For me, with my latest camera, the EOS R, I can move my focus point anywhere in the viewfinder, focus, and it works really well. It takes the frustration out of composition. That's a game changer. It's what I always wanted in a camera.

Photography Blogs and the communities around them. 8^)

I'm still keeping an eye out for that perfect feature. IBIS comes closest, but it's common now. I think a sensor that combines good color (like Fuji and others) and even better dynamic range than we see now, perhaps some kind new sensor combined with an AI breakthrough. Now that I often shoot Fuji Jpegs, I would like a breakthrough in Jpeg quality, and a camera that is more centered around creating a perfect jpeg for a scene (without diving into the menu).

Yes, IBIS for me. I had too many shots ruined by camera movement.
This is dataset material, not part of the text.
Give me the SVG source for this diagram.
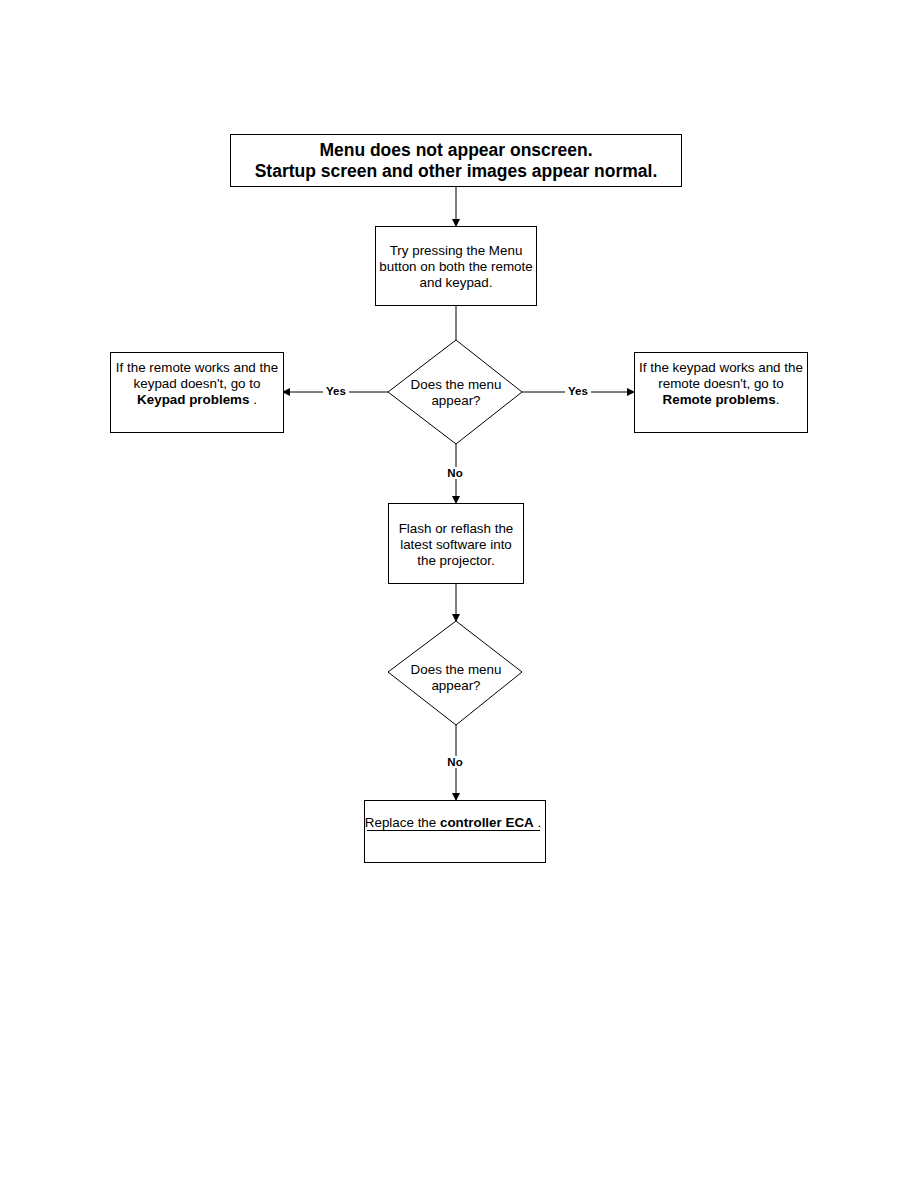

I avoided Canon for many years due to their lack of IBIS in the bodies. I bought Pentax for that reason, plus others.

Another thing; I'm planning a long driving trip. I'll buy an Olympus TG-6 for its GPS recording to mark where I took shots.

Apparently Canon EyeAF is just as good as Sony’s, I am waiting for someone reliable like , diglloyd.com to test it.

Histogram to confirm exposure placement.

I echo the response of others: clean color pictures at high ISO. My wife was a photojournalist for many years (now retired). The ability to cover stories indoors, shooting with no flash while using 10:1 zooms hand-held, was a game-changer, no question. Aided later by IS (whether IB or no), of course. She went digital early in the new millenium and never looked back, hasn't shot a single frame of film since.

This miracle added another decade to her working life.

Coming from the film world (Covering an indoor story where flash is forbidden? Then it's B&W with gravel-size grain and weak, soupy shadows after pushing two stops -- and an f/2.8 lens is too slow unless you bring a tripod), it is still mind-blowing, really.